→ Task instructions: Copy these lines exactly and nothing else: from the line holding "Write a LaTeX" to the line holding "minimum width=2.84cm, minimum", both lines included.

→ Exercise input:

==*==

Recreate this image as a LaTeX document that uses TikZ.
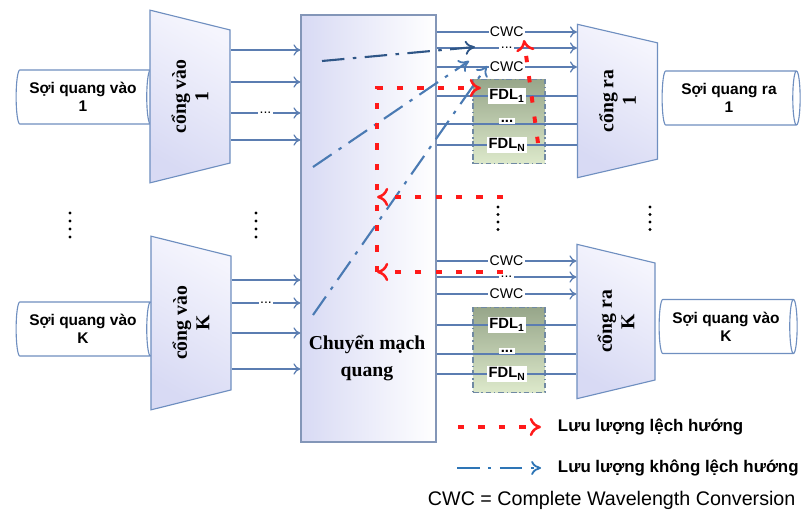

==*==

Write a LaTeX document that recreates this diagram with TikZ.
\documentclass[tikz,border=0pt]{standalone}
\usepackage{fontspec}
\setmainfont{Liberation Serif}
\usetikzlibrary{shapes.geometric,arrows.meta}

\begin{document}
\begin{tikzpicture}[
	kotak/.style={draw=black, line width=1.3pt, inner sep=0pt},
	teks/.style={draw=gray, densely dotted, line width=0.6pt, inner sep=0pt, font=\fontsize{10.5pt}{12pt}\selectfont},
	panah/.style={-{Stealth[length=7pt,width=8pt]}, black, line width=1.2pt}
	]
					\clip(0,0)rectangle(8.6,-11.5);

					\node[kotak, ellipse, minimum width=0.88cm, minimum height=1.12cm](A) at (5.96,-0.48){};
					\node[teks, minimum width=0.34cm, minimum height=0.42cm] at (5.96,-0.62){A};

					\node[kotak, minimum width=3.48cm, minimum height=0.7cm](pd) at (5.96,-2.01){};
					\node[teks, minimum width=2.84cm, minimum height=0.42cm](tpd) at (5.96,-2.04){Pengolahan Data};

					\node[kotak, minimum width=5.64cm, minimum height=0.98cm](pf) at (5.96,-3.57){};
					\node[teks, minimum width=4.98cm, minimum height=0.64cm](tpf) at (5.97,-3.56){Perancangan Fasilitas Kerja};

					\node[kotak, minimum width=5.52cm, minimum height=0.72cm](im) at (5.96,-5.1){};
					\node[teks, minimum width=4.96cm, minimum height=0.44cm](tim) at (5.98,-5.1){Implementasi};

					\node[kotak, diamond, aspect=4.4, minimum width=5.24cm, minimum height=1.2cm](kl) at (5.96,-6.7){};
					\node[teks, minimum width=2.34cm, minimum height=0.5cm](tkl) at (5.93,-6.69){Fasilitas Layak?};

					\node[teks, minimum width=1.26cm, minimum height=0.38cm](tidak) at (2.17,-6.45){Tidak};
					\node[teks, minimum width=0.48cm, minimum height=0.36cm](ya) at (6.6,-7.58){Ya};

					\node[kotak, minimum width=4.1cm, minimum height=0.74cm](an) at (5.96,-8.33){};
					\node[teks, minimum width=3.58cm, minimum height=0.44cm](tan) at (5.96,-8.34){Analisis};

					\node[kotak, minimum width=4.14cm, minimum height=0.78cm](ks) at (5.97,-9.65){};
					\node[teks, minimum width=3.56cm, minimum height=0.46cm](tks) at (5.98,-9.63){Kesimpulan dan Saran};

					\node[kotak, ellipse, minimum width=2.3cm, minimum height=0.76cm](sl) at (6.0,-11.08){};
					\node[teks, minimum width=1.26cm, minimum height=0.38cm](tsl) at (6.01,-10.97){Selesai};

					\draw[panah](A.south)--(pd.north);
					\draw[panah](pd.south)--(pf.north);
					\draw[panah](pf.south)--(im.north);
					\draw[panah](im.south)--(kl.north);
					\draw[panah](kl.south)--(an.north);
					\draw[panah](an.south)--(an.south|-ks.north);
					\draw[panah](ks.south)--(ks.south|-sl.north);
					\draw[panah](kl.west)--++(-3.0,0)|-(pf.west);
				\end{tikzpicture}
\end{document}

==*==

→ Response to the task:
Write a LaTeX document that recreates this diagram with TikZ.
\documentclass[tikz,border=0pt]{standalone}
\usepackage{fontspec}
\setmainfont{Liberation Serif}
\usetikzlibrary{shapes.geometric,arrows.meta}

\begin{document}
\begin{tikzpicture}[
	kotak/.style={draw=black, line width=1.3pt, inner sep=0pt},
	teks/.style={draw=gray, densely dotted, line width=0.6pt, inner sep=0pt, font=\fontsize{10.5pt}{12pt}\selectfont},
	panah/.style={-{Stealth[length=7pt,width=8pt]}, black, line width=1.2pt}
	]
					\clip(0,0)rectangle(8.6,-11.5);

					\node[kotak, ellipse, minimum width=0.88cm, minimum height=1.12cm](A) at (5.96,-0.48){};
					\node[teks, minimum width=0.34cm, minimum height=0.42cm] at (5.96,-0.62){A};

					\node[kotak, minimum width=3.48cm, minimum height=0.7cm](pd) at (5.96,-2.01){};
					\node[teks, minimum width=2.84cm, minimum height=0.42cm](tpd) at (5.96,-2.04){Pengolahan Data};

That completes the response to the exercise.